- Exercise task:
Copy everything in the listing below word for word, apart from any images.

- Stored data:
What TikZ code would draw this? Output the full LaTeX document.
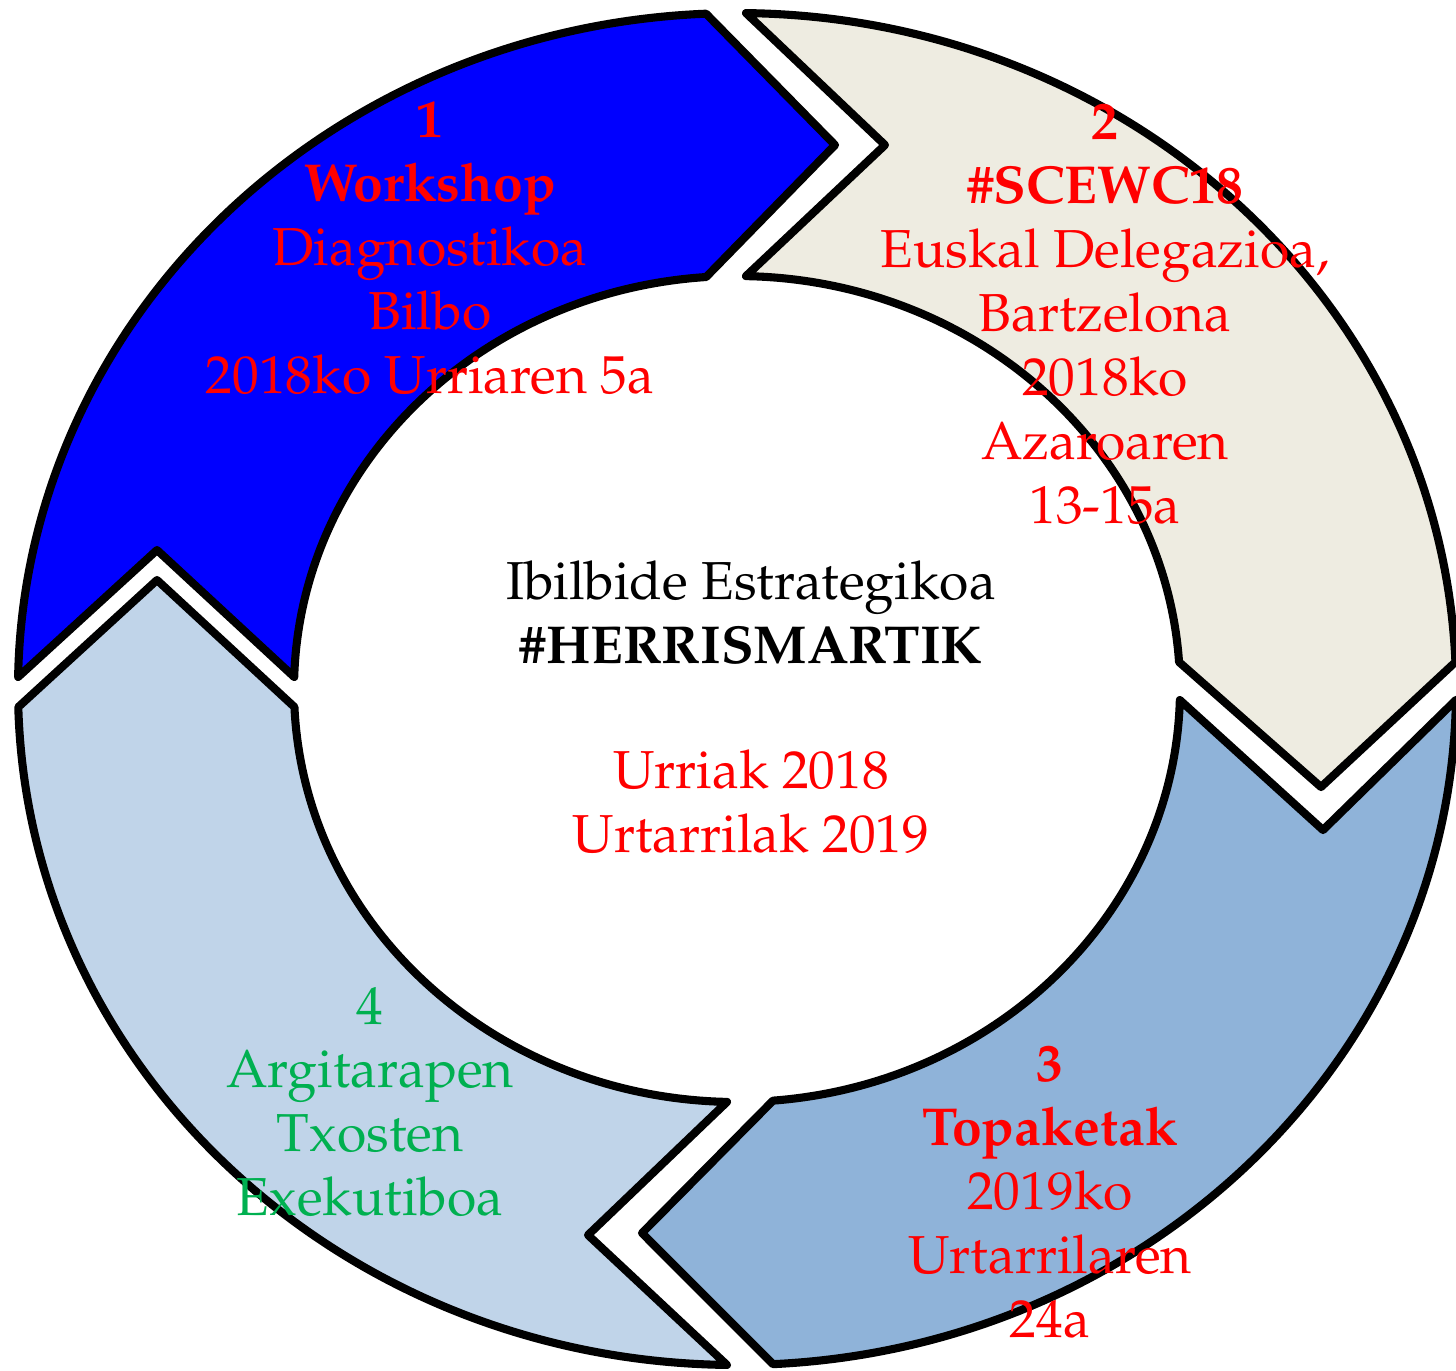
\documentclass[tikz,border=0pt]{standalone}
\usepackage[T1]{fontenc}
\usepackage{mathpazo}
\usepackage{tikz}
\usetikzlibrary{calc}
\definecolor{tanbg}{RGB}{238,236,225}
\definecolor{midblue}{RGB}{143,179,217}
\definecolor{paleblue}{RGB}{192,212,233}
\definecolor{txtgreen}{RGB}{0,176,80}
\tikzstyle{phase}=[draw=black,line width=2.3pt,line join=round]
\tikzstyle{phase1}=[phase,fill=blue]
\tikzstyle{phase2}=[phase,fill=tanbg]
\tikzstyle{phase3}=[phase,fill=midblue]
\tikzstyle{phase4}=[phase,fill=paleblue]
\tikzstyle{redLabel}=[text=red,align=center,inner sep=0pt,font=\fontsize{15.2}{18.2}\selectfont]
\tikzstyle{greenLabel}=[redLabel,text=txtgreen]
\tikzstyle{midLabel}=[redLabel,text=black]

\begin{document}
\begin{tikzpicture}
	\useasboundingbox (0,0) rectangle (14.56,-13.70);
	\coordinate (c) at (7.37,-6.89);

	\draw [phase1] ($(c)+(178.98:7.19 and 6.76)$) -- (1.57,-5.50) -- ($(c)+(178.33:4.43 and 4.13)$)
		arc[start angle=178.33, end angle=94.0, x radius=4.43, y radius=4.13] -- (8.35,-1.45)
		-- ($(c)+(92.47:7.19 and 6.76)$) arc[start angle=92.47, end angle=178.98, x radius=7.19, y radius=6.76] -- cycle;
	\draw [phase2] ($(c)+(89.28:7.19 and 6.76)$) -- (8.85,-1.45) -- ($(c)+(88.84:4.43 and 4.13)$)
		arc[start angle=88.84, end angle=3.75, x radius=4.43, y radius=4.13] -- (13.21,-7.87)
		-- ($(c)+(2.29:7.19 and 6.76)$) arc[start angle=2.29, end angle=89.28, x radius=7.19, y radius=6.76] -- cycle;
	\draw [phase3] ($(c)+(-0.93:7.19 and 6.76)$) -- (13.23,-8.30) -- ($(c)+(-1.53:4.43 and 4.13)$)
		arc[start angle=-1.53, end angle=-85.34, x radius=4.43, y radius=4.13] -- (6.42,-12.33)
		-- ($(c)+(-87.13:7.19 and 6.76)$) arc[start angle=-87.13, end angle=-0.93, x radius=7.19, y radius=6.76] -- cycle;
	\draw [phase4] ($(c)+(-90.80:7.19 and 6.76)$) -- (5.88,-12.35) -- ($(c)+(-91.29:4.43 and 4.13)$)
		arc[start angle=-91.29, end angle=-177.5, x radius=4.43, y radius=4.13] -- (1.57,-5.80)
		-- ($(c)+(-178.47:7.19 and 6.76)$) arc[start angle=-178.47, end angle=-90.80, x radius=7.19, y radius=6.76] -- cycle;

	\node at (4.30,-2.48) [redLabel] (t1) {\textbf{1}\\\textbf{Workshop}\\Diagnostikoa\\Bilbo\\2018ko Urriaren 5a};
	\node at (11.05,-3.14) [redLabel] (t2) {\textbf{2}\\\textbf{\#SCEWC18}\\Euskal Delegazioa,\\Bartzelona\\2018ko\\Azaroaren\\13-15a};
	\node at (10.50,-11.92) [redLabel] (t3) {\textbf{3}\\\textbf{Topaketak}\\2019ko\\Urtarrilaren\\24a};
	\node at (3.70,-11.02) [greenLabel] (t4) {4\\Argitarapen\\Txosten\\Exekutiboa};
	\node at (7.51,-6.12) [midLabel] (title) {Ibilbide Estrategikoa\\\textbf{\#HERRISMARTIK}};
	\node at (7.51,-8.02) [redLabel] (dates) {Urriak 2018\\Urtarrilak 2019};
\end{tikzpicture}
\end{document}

- Final result:
What TikZ code would draw this? Output the full LaTeX document.
\documentclass[tikz,border=0pt]{standalone}
\usepackage[T1]{fontenc}
\usepackage{mathpazo}
\usepackage{tikz}
\usetikzlibrary{calc}
\definecolor{tanbg}{RGB}{238,236,225}
\definecolor{midblue}{RGB}{143,179,217}
\definecolor{paleblue}{RGB}{192,212,233}
\definecolor{txtgreen}{RGB}{0,176,80}
\tikzstyle{phase}=[draw=black,line width=2.3pt,line join=round]
\tikzstyle{phase1}=[phase,fill=blue]
\tikzstyle{phase2}=[phase,fill=tanbg]
\tikzstyle{phase3}=[phase,fill=midblue]
\tikzstyle{phase4}=[phase,fill=paleblue]
\tikzstyle{redLabel}=[text=red,align=center,inner sep=0pt,font=\fontsize{15.2}{18.2}\selectfont]
\tikzstyle{greenLabel}=[redLabel,text=txtgreen]
\tikzstyle{midLabel}=[redLabel,text=black]

\begin{document}
\begin{tikzpicture}
	\useasboundingbox (0,0) rectangle (14.56,-13.70);
	\coordinate (c) at (7.37,-6.89);

	\draw [phase1] ($(c)+(178.98:7.19 and 6.76)$) -- (1.57,-5.50) -- ($(c)+(178.33:4.43 and 4.13)$)
		arc[start angle=178.33, end angle=94.0, x radius=4.43, y radius=4.13] -- (8.35,-1.45)
		-- ($(c)+(92.47:7.19 and 6.76)$) arc[start angle=92.47, end angle=178.98, x radius=7.19, y radius=6.76] -- cycle;
	\draw [phase2] ($(c)+(89.28:7.19 and 6.76)$) -- (8.85,-1.45) -- ($(c)+(88.84:4.43 and 4.13)$)
		arc[start angle=88.84, end angle=3.75, x radius=4.43, y radius=4.13] -- (13.21,-7.87)
		-- ($(c)+(2.29:7.19 and 6.76)$) arc[start angle=2.29, end angle=89.28, x radius=7.19, y radius=6.76] -- cycle;
	\draw [phase3] ($(c)+(-0.93:7.19 and 6.76)$) -- (13.23,-8.30) -- ($(c)+(-1.53:4.43 and 4.13)$)
		arc[start angle=-1.53, end angle=-85.34, x radius=4.43, y radius=4.13] -- (6.42,-12.33)
		-- ($(c)+(-87.13:7.19 and 6.76)$) arc[start angle=-87.13, end angle=-0.93, x radius=7.19, y radius=6.76] -- cycle;
	\draw [phase4] ($(c)+(-90.80:7.19 and 6.76)$) -- (5.88,-12.35) -- ($(c)+(-91.29:4.43 and 4.13)$)
		arc[start angle=-91.29, end angle=-177.5, x radius=4.43, y radius=4.13] -- (1.57,-5.80)
		-- ($(c)+(-178.47:7.19 and 6.76)$) arc[start angle=-178.47, end angle=-90.80, x radius=7.19, y radius=6.76] -- cycle;

	\node at (4.30,-2.48) [redLabel] (t1) {\textbf{1}\\\textbf{Workshop}\\Diagnostikoa\\Bilbo\\2018ko Urriaren 5a};
	\node at (11.05,-3.14) [redLabel] (t2) {\textbf{2}\\\textbf{\#SCEWC18}\\Euskal Delegazioa,\\Bartzelona\\2018ko\\Azaroaren\\13-15a};
	\node at (10.50,-11.92) [redLabel] (t3) {\textbf{3}\\\textbf{Topaketak}\\2019ko\\Urtarrilaren\\24a};
	\node at (3.70,-11.02) [greenLabel] (t4) {4\\Argitarapen\\Txosten\\Exekutiboa};
	\node at (7.51,-6.12) [midLabel] (title) {Ibilbide Estrategikoa\\\textbf{\#HERRISMARTIK}};
	\node at (7.51,-8.02) [redLabel] (dates) {Urriak 2018\\Urtarrilak 2019};
\end{tikzpicture}
\end{document}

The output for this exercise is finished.